-- BEGIN Extracted records --
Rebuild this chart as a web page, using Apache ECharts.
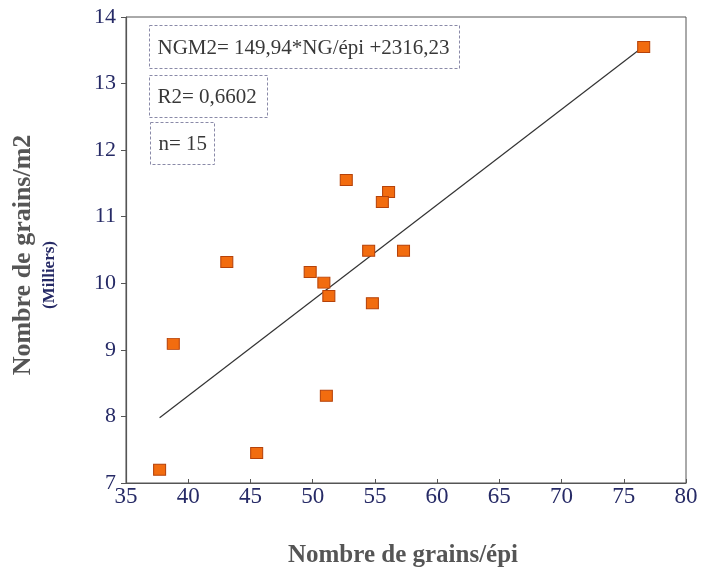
<!DOCTYPE html>
<html>
<head>
<meta charset="utf-8">
<script src="https://cdn.jsdelivr.net/npm/echarts@6/dist/echarts.min.js"></script>
<style>html,body{margin:0;padding:0;background:#fff;}#c{width:702px;height:576px;}</style>
</head>
<body>
<div id="c"></div>
<script>
// Data (thousands of grains/m2 vs grains/ear)
const grainsPerEar = [76.6, 52.7, 56.1, 55.6, 43.1, 54.5, 57.3, 49.8, 50.9, 51.3, 54.8, 38.8, 51.1, 45.5, 37.7];
const grainsPerM2  = [13.55, 11.55, 11.37, 11.22, 10.32, 10.49, 10.49, 10.17, 10.01, 9.81, 9.70, 9.09, 8.31, 7.45, 7.20];
const fitX = [37.7, 76.4];
const fitY = [7.98, 13.53];
const xTicks = [35, 40, 45, 50, 55, 60, 65, 70, 75, 80];
const yTicks = [7, 8, 9, 10, 11, 12, 13, 14];
const eqText = "NGM2= 149,94*NG/épi +2316,23";
const r2Text = "R2= 0,6602";
const nText = "n= 15";

const points = grainsPerEar.map((x, i) => [x, grainsPerM2[i]]);
const fitLine = fitX.map((x, i) => [x, fitY[i]]);

const serif = "'Liberation Serif', 'DejaVu Serif', serif";
const chart = echarts.init(document.getElementById('c'), null, {renderer: 'canvas'});

function box(left, top, w, h, text) {
  return {
    type: 'group', left: left, top: top,
    children: [
      {type: 'rect', shape: {x: 0, y: 0, width: w, height: h},
       style: {fill: 'rgba(255,255,255,0)', stroke: '#8a8aa8', lineWidth: 1, lineDash: [3, 2]}},
      {type: 'text', x: 8, y: h / 2 + 1,
       style: {text: text, font: "21px " + serif, fill: '#383838', verticalAlign: 'middle'}}
    ]
  };
}

chart.setOption({
  animation: false,
  backgroundColor: '#fff',
  grid: {left: 126, right: 16, top: 17, bottom: 93, show: true, borderColor: '#555', borderWidth: 1, backgroundColor: 'transparent'},
  xAxis: {
    type: 'value', min: xTicks[0], max: xTicks[xTicks.length - 1], interval: 5,
    axisLine: {lineStyle: {color: '#555', width: 1.2}},
    axisTick: {show: true, inside: true, length: 4, lineStyle: {color: '#555'}},
    splitLine: {show: false},
    axisLabel: {color: '#262a66', fontFamily: serif, fontSize: 23, margin: 2}
  },
  yAxis: {
    type: 'value', min: yTicks[0], max: yTicks[yTicks.length - 1], interval: 1,
    axisLine: {show: true, lineStyle: {color: '#555', width: 1.2}},
    axisTick: {show: true, length: 5, lineStyle: {color: '#555'}},
    splitLine: {show: false},
    axisLabel: {color: '#262a66', fontFamily: serif, fontSize: 22, margin: 10}
  },
  series: [
    {
      type: 'line', data: fitLine, symbol: 'none', silent: true,
      lineStyle: {color: '#333', width: 1.2}, z: 2
    },
    {
      type: 'scatter', data: points, symbol: 'rect', symbolSize: [12, 11],
      itemStyle: {color: '#f26c0f', borderColor: '#b5420a', borderWidth: 1, opacity: 1}, z: 3
    }
  ],
  graphic: [
    box(149, 25, 310, 43, eqText),
    box(149, 75, 118, 42, r2Text),
    box(150, 122, 64, 42, nText),
    {type: 'text', x: 403, y: 556, style: {text: 'Nombre de grains/épi', font: "bold 25px " + serif, fill: '#555', align: 'center', verticalAlign: 'middle'}},
    {type: 'text', x: 23, y: 255, rotation: Math.PI / 2, style: {text: 'Nombre de grains/m2', font: "bold 26px " + serif, fill: '#555', align: 'center', verticalAlign: 'middle'}},
    {type: 'text', x: 50, y: 275, rotation: Math.PI / 2, style: {text: '(Milliers)', font: "bold 17px " + serif, fill: '#262a66', align: 'center', verticalAlign: 'middle'}}
  ]
});
</script>
</body>
</html>
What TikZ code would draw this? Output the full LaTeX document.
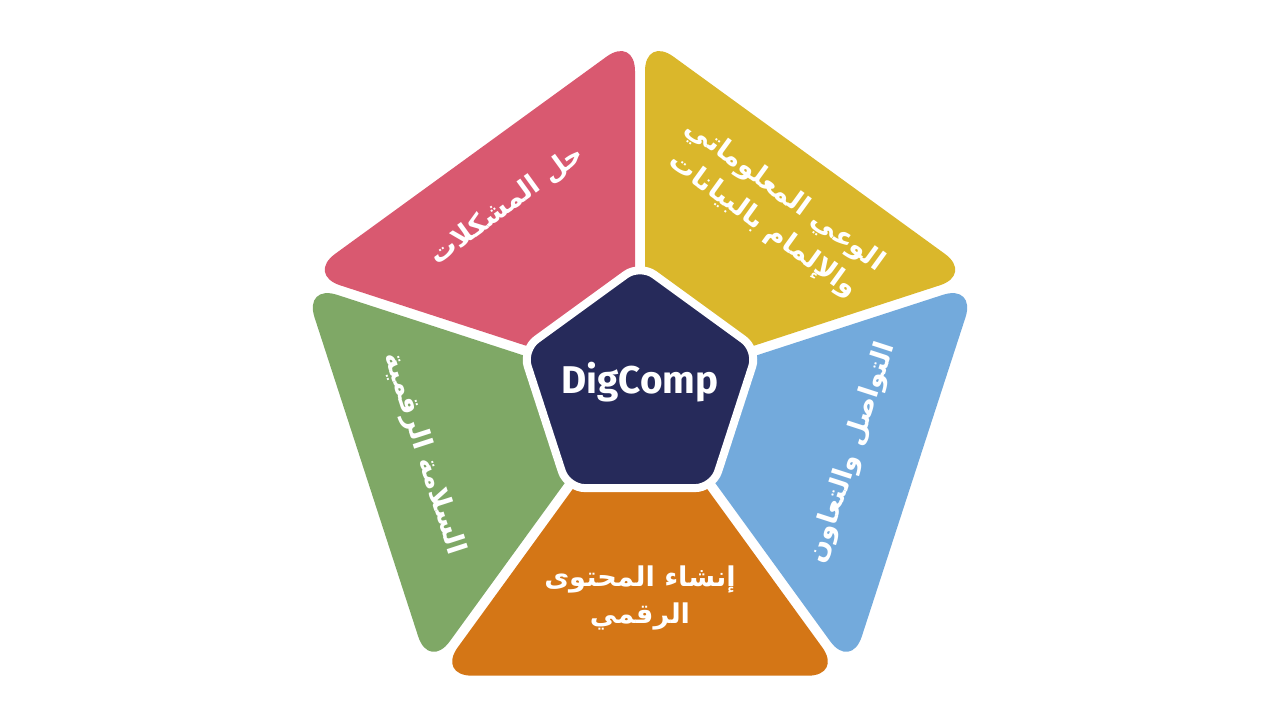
\documentclass[tikz,border=0pt]{standalone}
\usepackage{fontspec}
\setmainfont{Fira Sans}
\newfontfamily\arabicfont[Script=Arabic]{DejaVu Sans}
\TeXXeTstate=1
\usetikzlibrary{calc,shapes.geometric}
\definecolor{segred}{RGB}{217,89,112}
\definecolor{segyellow}{RGB}{218,183,43}
\definecolor{segblue}{RGB}{115,170,220}
\definecolor{segorange}{RGB}{212,118,22}
\definecolor{seggreen}{RGB}{127,168,102}
\definecolor{corenavy}{RGB}{38,42,90}
\tikzset{
  seg/.style={fill=#1,rounded corners=20pt},
  seglabel/.style={text=white,align=center,font=\arabicfont\bfseries\fontsize{15.5}{21}\selectfont},
}

\begin{document}
\begin{tikzpicture}[x=0.02cm,y=0.02cm]
    \useasboundingbox (-640,-332) rectangle (640,388);
    \def\R{352}
    \def\r{60}
    \def\g{5}
    % five outer pieces
    \foreach \a/\c in {90/segred,162/seggreen,234/segorange,306/segblue,18/segyellow}{
        \pgfmathsetmacro\b{\a+72}
        \fill[seg=\c] ($(\a:\R)+(\a+90:\g)$) -- ($(\b:\R)+(\b-90:\g)$)
            -- ($(\b:\r)+(\b-90:\g)$) -- ($(\a:\r)+(\a+90:\g)$) -- cycle;
    }
    \node[draw=white,line width=0.16cm,fill=corenavy,regular polygon,regular polygon sides=5,
        inner sep=0pt,minimum size=4.95cm,rounded corners=10pt] (core) at (0,0) {};
    \node[text=white,font=\bfseries\fontsize{22}{26}\selectfont] (title) at ($(core.center)+(0,6)$) {DigComp};
    \node[seglabel,rotate=36] (solve) at (126:226) {\beginR حل المشكلات\endR};
    \node[seglabel,rotate=-36] (info) at (53:222) {\beginR الوعي المعلوماتي\endR\\\beginR والإلمام بالبيانات\endR};
    \node[seglabel,rotate=72] (comm) at (343:222) {\beginR التواصل والتعاون\endR};
    \node[seglabel,rotate=-72] (safe) at (197:226) {\beginR السلامة الرقمية\endR};
    \node[seglabel] (create) at (270:210) {\beginR إنشاء المحتوى\endR\\\beginR الرقمي\endR};
\end{tikzpicture}
\end{document}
-- END Extracted records --
Description of the task >> Begin at the first line of the records and please reproduce every line exactly through the one containing "const fitLine = fitX.map((x, i)", leaving all pictures out.

Answer to this task >>
Rebuild this chart as a web page, using Apache ECharts.
<!DOCTYPE html>
<html>
<head>
<meta charset="utf-8">
<script src="https://cdn.jsdelivr.net/npm/echarts@6/dist/echarts.min.js"></script>
<style>html,body{margin:0;padding:0;background:#fff;}#c{width:702px;height:576px;}</style>
</head>
<body>
<div id="c"></div>
<script>
// Data (thousands of grains/m2 vs grains/ear)
const grainsPerEar = [76.6, 52.7, 56.1, 55.6, 43.1, 54.5, 57.3, 49.8, 50.9, 51.3, 54.8, 38.8, 51.1, 45.5, 37.7];
const grainsPerM2  = [13.55, 11.55, 11.37, 11.22, 10.32, 10.49, 10.49, 10.17, 10.01, 9.81, 9.70, 9.09, 8.31, 7.45, 7.20];
const fitX = [37.7, 76.4];
const fitY = [7.98, 13.53];
const xTicks = [35, 40, 45, 50, 55, 60, 65, 70, 75, 80];
const yTicks = [7, 8, 9, 10, 11, 12, 13, 14];
const eqText = "NGM2= 149,94*NG/épi +2316,23";
const r2Text = "R2= 0,6602";
const nText = "n= 15";

const points = grainsPerEar.map((x, i) => [x, grainsPerM2[i]]);
const fitLine = fitX.map((x, i) => [x, fitY[i]]);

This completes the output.